Now the fun begins as it's time to decorate! The choice for this room was to make it a wine room, with a cabinet to store wine and glasses and an elaborate wine opener (from Frontgate) to uncork and simulate the feel of a wine tasting room. A champagne bucket in the background allows for items to be chilled.
Books and decor are placed on the exterior shelves of the door to create the appearance that this is just a bookcase in the entryway. As it stands alone as a bookcase, it's quite attractive with the moulding and useful.
Inside the now secret hidden wine room, glasses, ice buckets, carafes, and supplies are being loaded on the shelves in order to stock the room. As wine and liquor are being added, I begin to call this space the Prohibition Room, thinking back to the Roaring 20s era and how liquor had to be hidden and speakeasy's were created, where one needed the password to gain entrance into the secret room or club. There's such a fun feeling to creating a secret room in a home.
The Secret Room is complete and ready for use! This wine cabinet is from Pottery Barn and is modular, made from six independent pieces that can be stacked and moved around as well as making it easy to move something of this size in and out of a small area like this room.

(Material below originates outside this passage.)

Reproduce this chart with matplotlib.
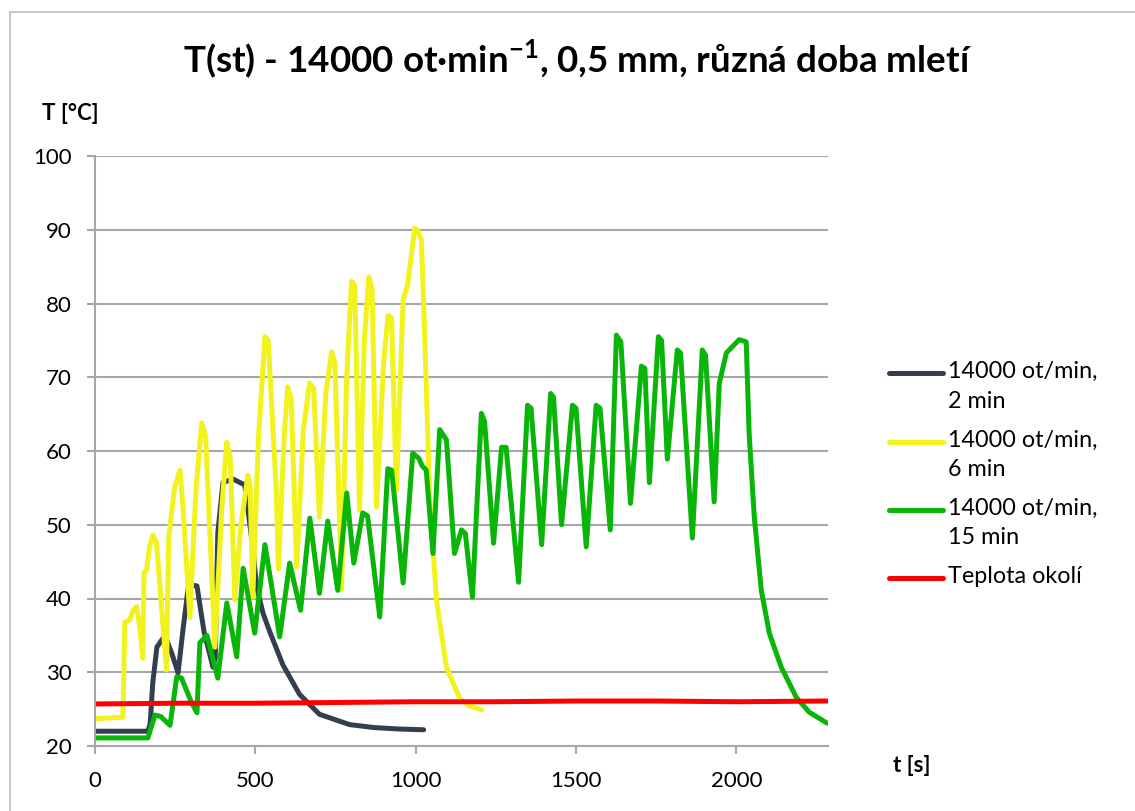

The grid makes it easy to store wine and there are knobs on the lower cabinets, above the drawers, which pull out a shelf to place a wine glass and pour. A leather club chair has been added to the room to enhance the experience.
While this room was created to store and serve wine, this room could also have been used as a playroom for children, storage and security for a homeowner to keep valuables, a meditation room and really, the possibilities are only limited by one's imagination.
As a final touch to the entryway area, crown moulding was added throughout the room, with dimmable recessed lighting behind the moulding.
These swinging doors can also be installed over an existing door in your home without the added work that was created here by merging two rooms.
I hope this sparks some ideas for you of what you can create and how you can change the look, energy and feel in your home. Make your space uniquely you!